Ínsulas extrañas
Intelectualidad y poder
Los ejemplos están a la mano para entender cada vez menos a aquellos intelectuales o artistas que en pleno siglo XXI siguen abrazando causas políticas sin un ápice de crítica o autocrítica: parecen niños danzando la música de la ignorancia o, peor, de la desmemoria.
Antonio López Ortega
Un hermoso poema de Eugenio Montejo –“Adiós al siglo XX”– enumera los grandes avances de esa centuria pero también las grandes pestes: nazismo, estalinismo, franquismo. Más recientemente, el ensayista colombiano Carlos Granés, en su libro El puño invisible, expone una tesis al menos temeraria: no fueron las políticas las verdaderas revoluciones del siglo sino más bien las artísticas. Dicho esto, la distancia de los acontecimientos nos obliga a entender cada vez menos la situación de intelectuales y artistas que abrazaron en su momento utopías que terminaron siendo escaparates desvencijados. Leer hoy en día los cantos que Paul Eluard dedicó a Stalin o alguna que otra oda impresentable de Neruda ofende la condición misma de la poesía. Hubo intelectuales orgánicos del Franquismo, con libros que hoy valen menos que el polvo, y nos cuesta releer a esa mente prodigiosa que fue Heidegger defendiendo las tesis del “hombre nuevo”. Todo engaño o autoengaño, en un siglo de tantas creencias, tuvo su contrapeso, y para anteponerse a la tesis del compromiso de Sartre tuvimos a un Camus, así como Heidegger encontró en su discípula, confidente y amante Hanna Arendt la más importante biógrafa del autorismo.
Los ejemplos están a la mano para entender cada vez menos a aquellos intelectuales o artistas que en pleno siglo XXI siguen abrazando causas políticas sin un ápice de crítica o autocrítica: parecen niños danzando la música de la ignorancia o, peor, de la desmemoria. ¿No recordamos ya las cartas que Anna Ajmátova enviaba a sus pares franceses alertando sobre los crímenes del régimen de Stalin? Si alguna lección han dejado las pestes de las que hablaba Montejo es que ningún intelectual de hoy puede ejercer su oficio sin un temple crítico frente al poder, frente a todo tipo de poder. Pensar o criticar son condiciones innegociables para un intelectual de estos tiempos: de él no se espera menos que esto. No hacerlo es negar la primera condición de un pensador o creador, que es la de ser la punta de vanguardia de una sociedad para alertarla de sus errores, desvaríos o despropósitos. El acompañamiento que en la actual crisis económica española –con Juan Goytisolo a la cabeza– han ejercido sus intelectuales es digno ejemplo de una función que, lejos de olvidarse, se mantiene en vela frente a unas clases política y económica que demuestran ser irresponsables.

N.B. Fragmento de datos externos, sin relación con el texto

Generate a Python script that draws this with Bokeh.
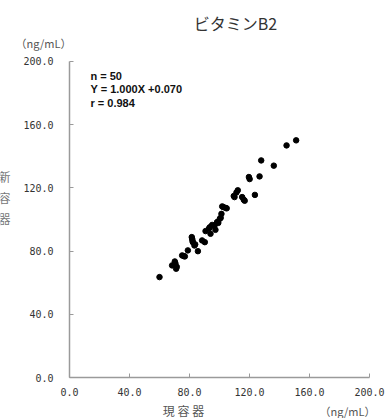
from bokeh.plotting import figure
from bokeh.models import Range1d, Label, FixedTicker, ColumnDataSource, LinearAxis
from bokeh.embed import file_html
from bokeh.resources import INLINE

title_text = "ビタミンB2"
x_label = "現 容 器"
y_label = "新\n容\n器"
unit_text = "（ng/mL）"
stats_lines = ["n = 50", "Y = 1.000X +0.070", "r = 0.984"]

tick_values = [0, 40, 80, 120, 160, 200]
tick_labels = ["0.0", "40.0", "80.0", "120.0", "160.0", "200.0"]

x_vals = [60.0, 68.4, 70.2, 71.1, 70.6, 71.5, 75.1, 76.9, 76.2, 78.9,
          81.8, 82.2, 82.0, 81.5, 83.3, 83.8, 85.6, 88.4, 90.2, 90.7,
          93.6, 93.0, 94.0, 96.7, 95.1, 97.3, 98.4, 99.2, 100.2, 100.8,
          101.3, 101.8, 102.5, 104.0, 104.8, 110.0, 109.5, 112.2, 111.3, 115.1,
          116.2, 116.8, 119.6, 120.1, 123.6, 126.7, 127.8, 136.2, 144.7, 151.1]
y_vals = [63.5, 70.9, 73.4, 68.8, 72.2, 70.0, 77.2, 76.6, 76.8, 80.4,
          87.7, 85.6, 86.5, 88.8, 83.5, 84.2, 79.9, 86.7, 85.6, 92.6,
          95.1, 94.3, 90.9, 96.2, 96.5, 93.4, 98.3, 97.8, 100.4, 101.0,
          103.5, 108.2, 107.8, 107.3, 107.0, 114.1, 114.8, 118.4, 117.0, 114.1,
          112.4, 111.8, 126.8, 125.5, 115.5, 127.2, 137.3, 134.0, 146.8, 150.0]

src = ColumnDataSource(dict(x=x_vals, y=y_vals))

W, H = 390, 418
x0_px, sx = 69.0, 1.5      # pixel of x=0, pixels per unit
y0_px, sy = 377.0, 1.581   # pixel of y=0 (from top), pixels per unit

p = figure(width=W, height=H, output_backend="svg", toolbar_location=None,
           title=None, x_axis_location=None, y_axis_location=None,
           x_range=Range1d(-x0_px / sx, (W - x0_px) / sx),
           y_range=Range1d(-(H - y0_px) / sy, y0_px / sy),
           min_border=0)
p.outline_line_color = None
p.grid.visible = False
p.background_fill_color = "white"
p.border_fill_color = "white"

xax = LinearAxis(fixed_location=0)
yax = LinearAxis(fixed_location=0)
p.add_layout(xax, "below")
p.add_layout(yax, "left")

for ax in (xax, yax):
    ax.bounds = (0, 200)
    ax.ticker = FixedTicker(ticks=tick_values)
    ax.axis_line_color = "#9a9a9a"
    ax.axis_line_width = 1.5
    ax.major_tick_line_color = "#9a9a9a"
    ax.major_tick_in = 4
    ax.major_tick_out = 0
    ax.minor_tick_line_color = None
    ax.major_label_text_font = "DejaVu Sans Mono"
    ax.major_label_text_font_size = "10px"
    ax.major_label_text_color = "#333333"
    ax.major_label_overrides = {v: l for v, l in zip(tick_values, tick_labels)}

xax.major_label_standoff = 10
yax.major_label_standoff = 16

p.scatter("x", "y", source=src, size=5.5, color="black")

def add_label(x, y, text, font, size, color="#222222", align="center",
              baseline="middle", style="normal", line_height=1.2):
    p.add_layout(Label(x=x, y=y, text=text, text_font=font, text_font_size=size,
                       text_color=color, text_align=align, text_baseline=baseline,
                       text_font_style=style, text_line_height=line_height,
                       level="overlay"))

add_label(110.7, 224.5, title_text, "Noto Sans CJK JP", "16px", color="#333333")
add_label(-17.3, 211.3, unit_text, "Noto Sans CJK JP", "11px", color="#555555")
add_label(185.3, -20.9, unit_text, "Noto Sans CJK JP", "11px", color="#555555")
add_label(76, -20.9, x_label, "Noto Sans CJK JP", "12px", color="#555555")
add_label(-43.3, 113.9, y_label, "Noto Sans CJK JP", "12px", color="#777777",
          line_height=1.25)
for i, (line, yy) in enumerate(zip(stats_lines, [190.4, 182.2, 173.9])):
    add_label(14, yy, line, "Liberation Sans", "11px",
              color="#111111", align="left", style="bold")

open("out.html", "w").write(file_html(p, INLINE))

Para ceñirnos a la escala venezolana, el temple crítico de nuestros intelectuales los ha llevado en el pasado al ostracismo, al presidio y, en algunos casos, a la muerte. En el balance de una corta gesta republicana, los nombres que tuvieron que alertar sobre los desmanes del poder se crecen frente a los que callaron y consintieron. Tenemos hoy tristes casos de intelectuales talentosos convertidos en lectores de cartillas y de poetas que ensalzan al mandante de turno con dotes de vate. Son gestos lastimosos, lamentables, que sólo el tiempo se encargará de ordenar. También en los años venideros tendremos a nuestro Eluard particular: un poeta que costará apreciar por sus credos inaceptables y sus declaraciones de pacotilla.